L’idée n’avait jamais effleuré son esprit auparavant. Un beau jour, alors qu’elle se balade au marché, elle aperçoit des fils de pêche de toutes les couleurs, qui l’impressionne : « Ils étaient beaux à voir. C’était la première fois que je voyais des fils de toutes les couleurs. Je croyais qu’il n’y avait que du noir et du blanc. » Elle se dit qu’elle pourrait en faire de jolis objets. Durant son enfance, elle avait appris à crocheter depuis l’âge de 10 ans et se livrait souvent aux jeux de tissage avec ses camarades de classe.
Elle s’amuse à fabriquer d’abord de petits bijoux avec ces fils, qui ne lui rapportaient pas grand-chose. C’est ainsi qu’elle développe l’idée des chaussures qui pourraient lui rapporter plus, mais sans aucune idée de comment faire. Après avoir visité des ateliers de cordonnerie pour ‘’voler’’ un peu d’expérience, elle s’aventure à fabriquer sa première chaussure dont elle partagera les photos avec sa famille et ses amies proches. Ces dernières admirent son œuvre et c’était parti pour les commandes.

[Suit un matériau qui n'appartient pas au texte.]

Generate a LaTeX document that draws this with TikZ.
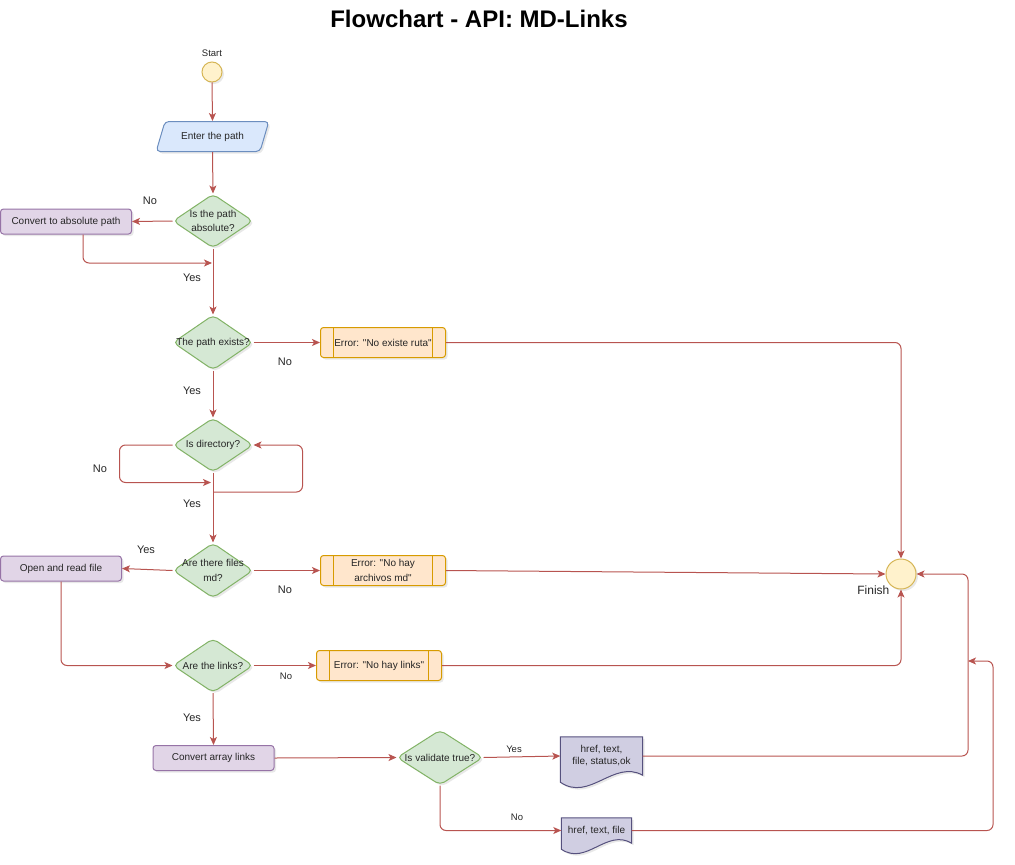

A cette époque, en 2016, elle vendait une paire à 5.000 BIF. Aujourd’hui, le prix varie entre 12 et 15 mille BIF.
Son rêve est d’ouvrir un grand magasin de chaussures et d’approvisionner tous les commerçants de la capitale.
Un couple uni par l’art
Son histoire d’amour avec son mari, Thiery Ndayishimiye, remonte à leurs années estudiantines. « Lorsqu’elle m’a envoyé la photo de sa toute première œuvre, j’ai été séduit par son talent et l’ai encouragée à continuer », se rappelle Thiery, alors étudiant à l’Université Polytechnique de Gitega.
Les cadeaux de sandales qu’il recevait de sa fiancée plaisaient à ses camarades de cours qui voulaient la même chose. C’est ainsi que l’artiste commence à recevoir des commandes de Gitega. Thiery remarque que ‘’l’aventure’’ de sa fiancée est en train de devenir une bonne affaire. Il demande à sa future femme de lui apprendre. Il ne tarde pas à maîtriser cet art et commence à fabriquer ces chaussures depuis Gitega pour les vendre aux étudiants, surtout. Le couple commence ainsi à gagner de l’argent jusqu’à ce qu’il ait les moyens pour préparer son mariage.
Electricien de formation, Thiery jonglait entre art et électricité, au début du mariage en 2020. Mais il décide de se consacrer entièrement à ce métier d’art qui rapporte plus. Jusqu’aujourd’hui, ce jeune couple, parent d’un bébé de six mois, ne gagne sa vie qu’avec ce métier qui fait bien vivre leur petite famille. « Nous pouvons payer le loyer, la ration alimentaire… », se félicite Viola, non sans fierté.
La jeune artiste vient de remporter un prix de 1,2 million de BIF dans le concours Light award de l’art créatif organisé par l’Université Lumière de Bujumbura.